7) Retarget – But Not Everyone

The fact is not everyone who visits your website will make a mortgage application. Even if they really need a mortgage right now.

We’re easily distracted, a number of things can happen that result in a potential hot lead leaving your website. So retargeting provides you with another chance of generating that lead. But, you don’t want to retarget everyone. You can identify people who have read your page, or spent enough time on your website.

Get Another Chance

Retargeting allows you to serve an ad to someone who has visited your website before. If you only target the people who read through your website you’ll have a great chance of getting the enquiry. They may not have had the time to connect first time round.

Connect On Social Media

Even if they found your website on Google you can still retarget them on social media websites. They’ve read your content now you can start pitching why they should enquire about a mortgage with you.

Save Your Budget

By retargeting only the people who have spent the time to read through your content means you’re only advertising to interested parties. They’ll know who you are and are more likely to make a quick enquiry the second or third time round.

Great ROI

We find re-targeting reduces our overall cost per lead and cost per acquisition (otherwise we wouldn’t do it). You can see where all your leads have come from including your re-targeting campaigns.

8) Use Messaging To Filter The Quantity And Quality Of Your Leads

The most important thing in your advertising and website is the messaging. Mainly the headline and call to action.

Experiment with a different call to action messaging depending on whether you need more leads or better quality leads.

A ‘mortgage calculator’ may sound less committal than a ‘full mortgage application’.

You may get more people use your mortgage calculator but better quality leads from a full mortgage application.

9) Make Your ‘Bad Leads’ Good

In the past, we’ve sent the same leads to one company who said they were rubbish but another company are thriving on them.

The longer you leave a lead to call them back the less likely you will be able to get hold of them.

A boring voice mail won’t inspire action.

Have you tried an automated email sequence to chase your ‘dead leads’?

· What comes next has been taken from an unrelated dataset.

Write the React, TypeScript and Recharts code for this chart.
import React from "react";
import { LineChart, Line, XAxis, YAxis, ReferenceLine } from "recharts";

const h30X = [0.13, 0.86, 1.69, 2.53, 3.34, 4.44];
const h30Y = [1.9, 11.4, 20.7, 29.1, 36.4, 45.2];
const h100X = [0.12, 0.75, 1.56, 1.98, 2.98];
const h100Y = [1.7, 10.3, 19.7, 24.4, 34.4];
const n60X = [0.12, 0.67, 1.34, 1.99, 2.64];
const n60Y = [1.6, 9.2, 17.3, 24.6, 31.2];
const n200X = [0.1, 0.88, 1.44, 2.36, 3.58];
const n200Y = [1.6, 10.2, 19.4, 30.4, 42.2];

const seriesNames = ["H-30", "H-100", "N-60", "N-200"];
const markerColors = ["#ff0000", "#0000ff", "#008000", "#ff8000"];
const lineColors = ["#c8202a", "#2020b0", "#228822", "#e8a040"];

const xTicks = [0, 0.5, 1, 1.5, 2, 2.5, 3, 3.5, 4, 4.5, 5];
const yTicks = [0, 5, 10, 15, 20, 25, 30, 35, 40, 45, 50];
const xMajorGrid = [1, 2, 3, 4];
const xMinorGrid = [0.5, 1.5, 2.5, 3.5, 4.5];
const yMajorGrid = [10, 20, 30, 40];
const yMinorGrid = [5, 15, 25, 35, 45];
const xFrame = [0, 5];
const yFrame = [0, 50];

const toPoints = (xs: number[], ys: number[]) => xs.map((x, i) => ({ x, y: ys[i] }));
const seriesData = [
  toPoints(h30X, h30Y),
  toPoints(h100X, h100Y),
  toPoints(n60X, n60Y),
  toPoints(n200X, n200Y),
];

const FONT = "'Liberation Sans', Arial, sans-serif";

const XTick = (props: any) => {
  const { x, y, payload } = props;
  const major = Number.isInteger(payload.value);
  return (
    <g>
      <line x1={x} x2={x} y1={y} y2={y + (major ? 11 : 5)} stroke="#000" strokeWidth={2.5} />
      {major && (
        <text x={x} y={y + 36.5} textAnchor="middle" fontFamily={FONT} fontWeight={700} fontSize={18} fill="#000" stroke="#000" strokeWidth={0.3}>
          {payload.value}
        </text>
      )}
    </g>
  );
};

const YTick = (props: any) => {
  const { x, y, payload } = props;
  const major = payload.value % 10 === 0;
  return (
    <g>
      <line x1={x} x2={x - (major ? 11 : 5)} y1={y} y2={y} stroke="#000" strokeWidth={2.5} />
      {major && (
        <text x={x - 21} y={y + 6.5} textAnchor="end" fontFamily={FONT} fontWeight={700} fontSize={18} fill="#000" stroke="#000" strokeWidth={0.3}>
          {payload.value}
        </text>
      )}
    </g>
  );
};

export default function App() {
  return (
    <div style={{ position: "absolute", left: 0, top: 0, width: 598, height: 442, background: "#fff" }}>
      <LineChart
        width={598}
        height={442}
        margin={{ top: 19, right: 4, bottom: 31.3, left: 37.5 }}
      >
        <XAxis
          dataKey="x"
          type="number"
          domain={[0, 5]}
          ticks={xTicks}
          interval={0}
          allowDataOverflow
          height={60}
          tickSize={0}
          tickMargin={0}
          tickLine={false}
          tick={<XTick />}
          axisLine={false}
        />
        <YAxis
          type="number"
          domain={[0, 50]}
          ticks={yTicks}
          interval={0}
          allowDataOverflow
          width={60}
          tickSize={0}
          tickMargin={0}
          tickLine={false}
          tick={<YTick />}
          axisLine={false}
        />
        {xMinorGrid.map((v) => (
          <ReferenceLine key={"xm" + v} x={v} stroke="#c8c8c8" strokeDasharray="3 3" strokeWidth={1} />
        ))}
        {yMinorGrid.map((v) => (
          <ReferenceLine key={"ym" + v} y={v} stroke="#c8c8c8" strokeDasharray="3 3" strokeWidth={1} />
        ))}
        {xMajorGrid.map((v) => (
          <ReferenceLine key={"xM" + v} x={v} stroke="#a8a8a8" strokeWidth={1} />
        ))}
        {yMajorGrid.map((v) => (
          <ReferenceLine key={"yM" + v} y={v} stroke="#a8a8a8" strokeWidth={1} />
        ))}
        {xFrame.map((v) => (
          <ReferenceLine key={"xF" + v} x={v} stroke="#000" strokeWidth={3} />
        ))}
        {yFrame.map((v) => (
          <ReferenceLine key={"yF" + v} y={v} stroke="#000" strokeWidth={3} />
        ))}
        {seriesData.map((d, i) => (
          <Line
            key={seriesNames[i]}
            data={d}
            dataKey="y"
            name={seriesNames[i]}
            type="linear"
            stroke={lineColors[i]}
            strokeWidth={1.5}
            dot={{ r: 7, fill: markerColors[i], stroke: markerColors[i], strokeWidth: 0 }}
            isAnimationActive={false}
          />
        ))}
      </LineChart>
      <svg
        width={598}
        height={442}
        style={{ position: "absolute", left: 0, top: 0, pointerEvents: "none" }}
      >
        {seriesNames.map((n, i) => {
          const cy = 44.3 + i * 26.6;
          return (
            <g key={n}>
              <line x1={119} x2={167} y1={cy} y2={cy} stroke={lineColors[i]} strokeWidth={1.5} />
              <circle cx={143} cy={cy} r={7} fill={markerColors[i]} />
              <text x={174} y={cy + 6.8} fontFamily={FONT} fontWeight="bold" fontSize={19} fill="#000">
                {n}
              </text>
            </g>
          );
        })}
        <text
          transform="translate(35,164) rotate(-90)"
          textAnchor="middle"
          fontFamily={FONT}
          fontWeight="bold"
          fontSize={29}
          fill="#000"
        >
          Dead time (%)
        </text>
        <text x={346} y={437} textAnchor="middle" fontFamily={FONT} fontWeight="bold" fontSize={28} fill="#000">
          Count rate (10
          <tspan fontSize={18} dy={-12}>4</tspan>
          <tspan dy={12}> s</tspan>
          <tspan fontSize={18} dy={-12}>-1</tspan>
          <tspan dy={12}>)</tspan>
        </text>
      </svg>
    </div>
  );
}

Contact Them As Early As Possible

If you leave it too long, you are limiting your chances of being able to get hold of them. Also, they may have already found what they were looking for with someone else. Do not give them that chance and contact them as soon as you can, to inspire action.

Automated Email Sequence

If you send a follow-up email to someone who has utilized the mortgage calculator, it opens the door for communication between you and a potential customer. You can follow-up asking them how they found the mortgage calculator, if they are still interested in taking out a mortgage or if they need any further clarification. They will also have the opportunity to ask you about any concerns they may have.